### [Work to complete]
Please set down all the lines beneath this one exactly, without the pictures.

### [Material]
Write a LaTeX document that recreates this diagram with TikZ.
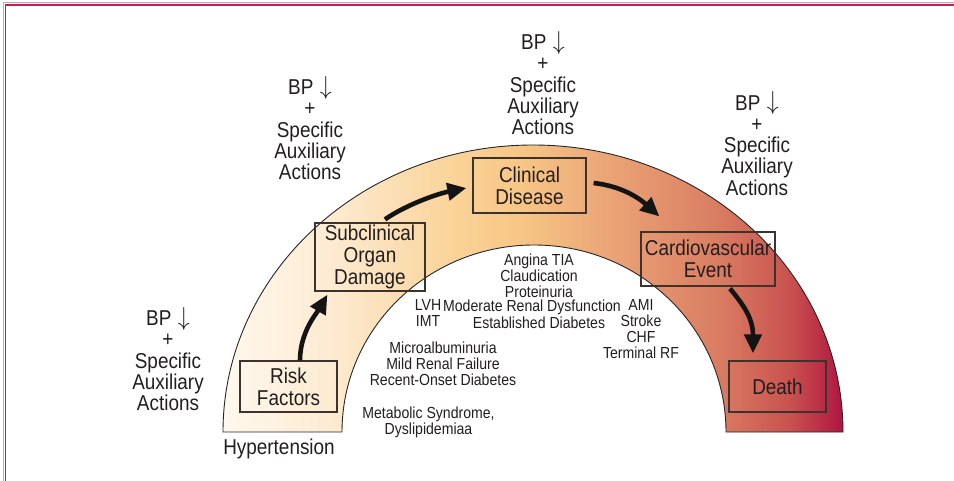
\documentclass[tikz,border=0pt]{standalone}
\usepackage{fontspec}
\setmainfont{Liberation Sans}[FakeStretch=0.88]
\usetikzlibrary{arrows.meta}
\definecolor{txt}{HTML}{221E1F}
\definecolor{boxc}{HTML}{3C3230}
\definecolor{frame}{HTML}{C61E4E}
\definecolor{aa}{HTML}{FFF8EE}
\definecolor{ab}{HTML}{FDEBD2}
\definecolor{ac}{HTML}{FAD49A}
\definecolor{ad}{HTML}{F7C685}
\definecolor{ae}{HTML}{E9A074}
\definecolor{af}{HTML}{D97C62}
\definecolor{ag}{HTML}{C9524F}
\definecolor{ah}{HTML}{B01540}
\pgfdeclarehorizontalshading{archshade}{100bp}{color(0bp)=(aa); color(25bp)=(aa); color(33.6bp)=(ab); color(43.3bp)=(ac); color(49bp)=(ad); color(57bp)=(ae); color(65bp)=(af); color(70.7bp)=(ag); color(75bp)=(ah); color(100bp)=(ah)}
\newcommand{\bpdown}{BP\hspace{0.3em}\raisebox{0.5pt}{\scalebox{1.15}[1.25]{$\downarrow$}}}
\begin{document}
\begin{tikzpicture}[x=1pt,y=-1pt,
  big/.style={font=\fontsize{21.5}{21.3}\selectfont, align=center, text=txt, inner sep=0pt},
  small/.style={font=\fontsize{16}{15.8}\selectfont, align=center, text=txt, inner sep=0pt},
  stagebox/.style={draw=boxc, line width=1.2pt, inner sep=0pt, font=\fontsize{21.5}{21.7}\selectfont, align=center, text=txt},
  flow/.style={line width=4.6pt, draw=black!92, -{Triangle[length=19pt,width=17pt]}}]
\useasboundingbox (0,0) rectangle (954,481);
% frame
\draw[frame!45, line width=1pt] (3.5,481) -- (3.5,3) -- (954,3);
\draw[frame, line width=1.8pt] (5.5,481) -- (5.5,4.8) -- (954,4.8);
% arch
\shadedraw[shading=archshade, draw=black!85, line width=0.9pt]
  (223,432) arc[start angle=180, end angle=360, x radius=310, y radius=287]
  -- (726,432) arc[start angle=360, end angle=180, x radius=192, y radius=187] -- cycle;
% stage boxes
\node[stagebox, minimum width=97pt, minimum height=51pt] (risk) at (288.5,386.5) {Risk\\Factors};
\node[stagebox, minimum width=110pt, minimum height=68pt] (subc) at (370,257) {Subclinical\\Organ\\Damage};
\node[stagebox, minimum width=113pt, minimum height=55pt] (clin) at (529.5,185.5) {Clinical\\Disease};
\node[stagebox, minimum width=134pt, minimum height=54pt] (cve) at (708,259) {Cardiovascular\\Event};
\node[stagebox, minimum width=97pt, minimum height=51pt] (death) at (777.5,386.5) {Death};
% arrows
\draw[flow] ([shift={(11.5,0)}]risk.north) .. controls +(0,-28) and +(-11,19) .. ([shift={(13,3)}]subc.south west);
\draw[flow] ([shift={(15,-3)}]subc.north) .. controls +(20,-14) and +(-30,6) .. ([shift={(-6,2.5)}]clin.west);
\draw[flow] ([shift={(7,-2.5)}]clin.east) .. controls +(28,3) and +(-20,-18) .. ([shift={(19,-15)}]cve.north west);
\draw[flow] ([shift={(22,2)}]cve.south) .. controls +(14,17) and +(0,-35) .. ([shift={(-24.5,-7)}]death.north);
% BP texts
\node[big] (bp1) at (168,359) {\bpdown\\+\\Specific\\Auxiliary\\Actions};
\node[big] (bp2) at (310,128) {\bpdown\\+\\Specific\\Auxiliary\\Actions};
\node[big] (bp3) at (543,83) {\bpdown\\+\\Specific\\Auxiliary\\Actions};
\node[big] (bp4) at (757,143.5) {\bpdown\\+\\Specific\\Auxiliary\\Actions};
\node[big] (hyp) at (279,449) {Hypertension};
% small texts
\node[small] (ang) at (539,275.5) {Angina TIA\\Claudication\\Proteinuria};
\node[small] (mod) at (532,307) {Moderate Renal Dysfunction};
\node[small] (est) at (539,323) {Established Diabetes};
\node[small] (lvh) at (428,313) {LVH\\IMT};
\node[small] (ami) at (641,329) {AMI\\Stroke\\CHF\\Terminal RF};
\node[small] (micro) at (443,364) {Microalbuminuria\\Mild Renal Failure\\Recent-Onset Diabetes};
\node[small] (meta) at (428.5,422) {Metabolic Syndrome,\\Dyslipidemiaa};
\end{tikzpicture}
\end{document}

### [Expected output]
Write a LaTeX document that recreates this diagram with TikZ.
\documentclass[tikz,border=0pt]{standalone}
\usepackage{fontspec}
\setmainfont{Liberation Sans}[FakeStretch=0.88]
\usetikzlibrary{arrows.meta}
\definecolor{txt}{HTML}{221E1F}
\definecolor{boxc}{HTML}{3C3230}
\definecolor{frame}{HTML}{C61E4E}
\definecolor{aa}{HTML}{FFF8EE}
\definecolor{ab}{HTML}{FDEBD2}
\definecolor{ac}{HTML}{FAD49A}
\definecolor{ad}{HTML}{F7C685}
\definecolor{ae}{HTML}{E9A074}
\definecolor{af}{HTML}{D97C62}
\definecolor{ag}{HTML}{C9524F}
\definecolor{ah}{HTML}{B01540}
\pgfdeclarehorizontalshading{archshade}{100bp}{color(0bp)=(aa); color(25bp)=(aa); color(33.6bp)=(ab); color(43.3bp)=(ac); color(49bp)=(ad); color(57bp)=(ae); color(65bp)=(af); color(70.7bp)=(ag); color(75bp)=(ah); color(100bp)=(ah)}
\newcommand{\bpdown}{BP\hspace{0.3em}\raisebox{0.5pt}{\scalebox{1.15}[1.25]{$\downarrow$}}}
\begin{document}
\begin{tikzpicture}[x=1pt,y=-1pt,
  big/.style={font=\fontsize{21.5}{21.3}\selectfont, align=center, text=txt, inner sep=0pt},
  small/.style={font=\fontsize{16}{15.8}\selectfont, align=center, text=txt, inner sep=0pt},
  stagebox/.style={draw=boxc, line width=1.2pt, inner sep=0pt, font=\fontsize{21.5}{21.7}\selectfont, align=center, text=txt},
  flow/.style={line width=4.6pt, draw=black!92, -{Triangle[length=19pt,width=17pt]}}]
\useasboundingbox (0,0) rectangle (954,481);
% frame
\draw[frame!45, line width=1pt] (3.5,481) -- (3.5,3) -- (954,3);
\draw[frame, line width=1.8pt] (5.5,481) -- (5.5,4.8) -- (954,4.8);
% arch
\shadedraw[shading=archshade, draw=black!85, line width=0.9pt]
  (223,432) arc[start angle=180, end angle=360, x radius=310, y radius=287]
  -- (726,432) arc[start angle=360, end angle=180, x radius=192, y radius=187] -- cycle;
% stage boxes
\node[stagebox, minimum width=97pt, minimum height=51pt] (risk) at (288.5,386.5) {Risk\\Factors};
\node[stagebox, minimum width=110pt, minimum height=68pt] (subc) at (370,257) {Subclinical\\Organ\\Damage};
\node[stagebox, minimum width=113pt, minimum height=55pt] (clin) at (529.5,185.5) {Clinical\\Disease};
\node[stagebox, minimum width=134pt, minimum height=54pt] (cve) at (708,259) {Cardiovascular\\Event};
\node[stagebox, minimum width=97pt, minimum height=51pt] (death) at (777.5,386.5) {Death};
% arrows
\draw[flow] ([shift={(11.5,0)}]risk.north) .. controls +(0,-28) and +(-11,19) .. ([shift={(13,3)}]subc.south west);
\draw[flow] ([shift={(15,-3)}]subc.north) .. controls +(20,-14) and +(-30,6) .. ([shift={(-6,2.5)}]clin.west);
\draw[flow] ([shift={(7,-2.5)}]clin.east) .. controls +(28,3) and +(-20,-18) .. ([shift={(19,-15)}]cve.north west);
\draw[flow] ([shift={(22,2)}]cve.south) .. controls +(14,17) and +(0,-35) .. ([shift={(-24.5,-7)}]death.north);
% BP texts
\node[big] (bp1) at (168,359) {\bpdown\\+\\Specific\\Auxiliary\\Actions};
\node[big] (bp2) at (310,128) {\bpdown\\+\\Specific\\Auxiliary\\Actions};
\node[big] (bp3) at (543,83) {\bpdown\\+\\Specific\\Auxiliary\\Actions};
\node[big] (bp4) at (757,143.5) {\bpdown\\+\\Specific\\Auxiliary\\Actions};
\node[big] (hyp) at (279,449) {Hypertension};
% small texts
\node[small] (ang) at (539,275.5) {Angina TIA\\Claudication\\Proteinuria};
\node[small] (mod) at (532,307) {Moderate Renal Dysfunction};
\node[small] (est) at (539,323) {Established Diabetes};
\node[small] (lvh) at (428,313) {LVH\\IMT};
\node[small] (ami) at (641,329) {AMI\\Stroke\\CHF\\Terminal RF};
\node[small] (micro) at (443,364) {Microalbuminuria\\Mild Renal Failure\\Recent-Onset Diabetes};
\node[small] (meta) at (428.5,422) {Metabolic Syndrome,\\Dyslipidemiaa};
\end{tikzpicture}
\end{document}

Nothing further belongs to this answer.